Personal information
- Born: March 1, 1902 Sioux City, Iowa, U.S.
- Died: December 31, 1947 (aged 45) Nome, Alaska, U.S.
- Listed height: 6 ft 1 in (1.85 m)
- Listed weight: 247 lb (112 kg)

Career information
- High school: Sioux City (IA)
- College: Iowa

Career history

Playing
- New York Yankees (1926); Green Bay Packers (1928); Portsmouth Spartans (1930, 1932);

Coaching
- Portsmouth Spartans (1930) Head coach;

Awards and highlights
- Second-team All-Big Ten (1925);

Head coaching record
- Regular season: 5–6–3 (.464)
- Postseason: 0–0 (–)
- Career: 5–6–3 (.464)
- Coaching profile at Pro Football Reference

= Hal Griffen =

American football player and coach (1902–1947)
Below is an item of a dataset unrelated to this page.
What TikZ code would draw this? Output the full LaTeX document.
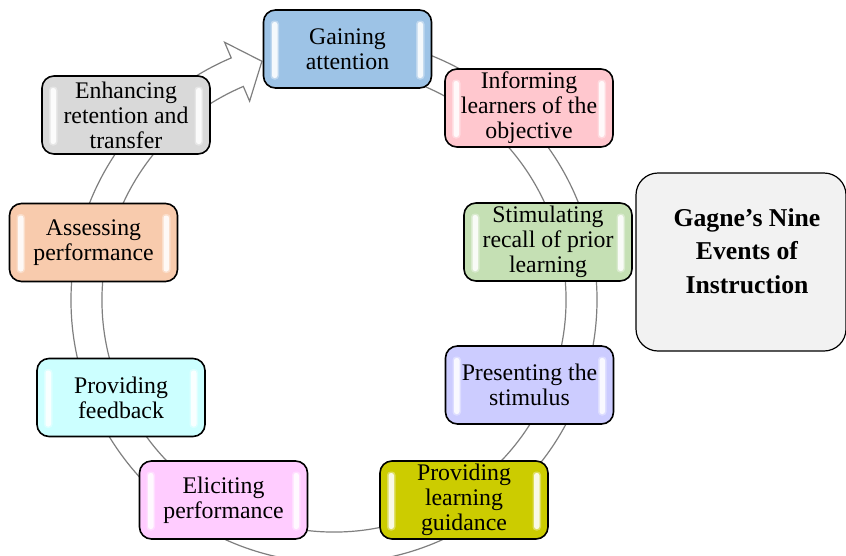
\documentclass[tikz,border=0pt]{standalone}
\usepackage{fontspec}
\setmainfont{Liberation Serif}
\definecolor{cGain}{HTML}{9DC3E6}
\definecolor{cInform}{HTML}{FFC7CE}
\definecolor{cStim}{HTML}{C5E0B4}
\definecolor{cPres}{HTML}{CCCCFF}
\definecolor{cGuide}{HTML}{CCCC00}
\definecolor{cElicit}{HTML}{FFCCFF}
\definecolor{cFeed}{HTML}{CCFFFF}
\definecolor{cAssess}{HTML}{F8CBAD}
\definecolor{cRetain}{HTML}{D9D9D9}
\definecolor{cTitle}{HTML}{F2F2F2}
\definecolor{cRing}{HTML}{7F7F7F}
\begin{document}
\begin{tikzpicture}[x=1pt,y=-1pt,
  box/.style={draw=black, line width=1.6pt, rounded corners=12pt,
    minimum width=168pt, minimum height=78pt, align=center, inner sep=1pt,
    font=\fontsize{23.8}{25}\selectfont,
    path picture={
      \fill[white,opacity=.35,rounded corners=3.5pt]
        ([xshift=7pt,yshift=8.5pt]path picture bounding box.south west) rectangle ++(8.5pt,59pt);
      \fill[white,opacity=.35,rounded corners=3.5pt]
        ([xshift=-15.5pt,yshift=8.5pt]path picture bounding box.south east) rectangle ++(8.5pt,59pt);
      \fill[white,opacity=.85,rounded corners=2.5pt]
        ([xshift=8.5pt,yshift=10pt]path picture bounding box.south west) rectangle ++(5.5pt,56pt);
      \fill[white,opacity=.85,rounded corners=2.5pt]
        ([xshift=-14pt,yshift=10pt]path picture bounding box.south east) rectangle ++(5.5pt,56pt);
    }},
  ringband/.style={draw=cRing, fill=white, line width=1.2pt, line join=miter},
  titlebox/.style={draw=black, line width=1.2pt, fill=cTitle, rounded corners=22pt,
    minimum width=210pt, minimum height=178pt},
  titletxt/.style={align=center, font=\bfseries\fontsize{25.7}{33.5}\selectfont}]
\useasboundingbox (0,0) rectangle (846,555);

% circular band with arrow head (clockwise in the picture)
\begin{scope}[shift={(334,300)}]
  \draw[ringband] (-85:263) arc[start angle=-85, end angle=247, radius=263]
    -- (247:280) -- (253.2:249.4) -- (247:216) -- (247:232)
    arc[start angle=247, end angle=-85, radius=232] -- cycle;
\end{scope}

% the nine events
\node[box, fill=cGain]   (gain)   at (347.5,49)  {Gaining\\attention};
\node[box, fill=cInform] (inform) at (529,108)   {Informing\\learners of the\\objective};
\node[box, fill=cStim]   (stim)   at (548,242)   {Stimulating\\recall of prior\\learning};
\node[box, fill=cPres]   (pres)   at (529.5,385) {Presenting the\\stimulus};
\node[box, fill=cGuide]  (guide)  at (464,500)   {Providing\\learning\\guidance};
\node[box, fill=cElicit] (elicit) at (223.5,500) {Eliciting\\performance};
\node[box, fill=cFeed]   (feed)   at (121,397.5) {Providing\\feedback};
\node[box, fill=cAssess] (assess) at (93.5,242.5) {Assessing\\performance};
\node[box, fill=cRetain] (retain) at (126,115)   {Enhancing\\retention and\\transfer};

% title
\node[titlebox] (title) at (741,262) {};
\node[titletxt] (titletext) at (747,251) {Gagne’s Nine\\Events of\\Instruction};
\end{tikzpicture}
\end{document}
Harold Winslow "Hal" Griffen (March 1, 1902 – December 31, 1947) was an American football player and coach. He played professionally as a Center and tackle with the New York Yankees, Green Bay Packers and Portsmouth Spartans of the National Football League (NFL). He also served as the first head coach for the Spartans, for one season in 1930. Griffen played College football at the University of Iowa.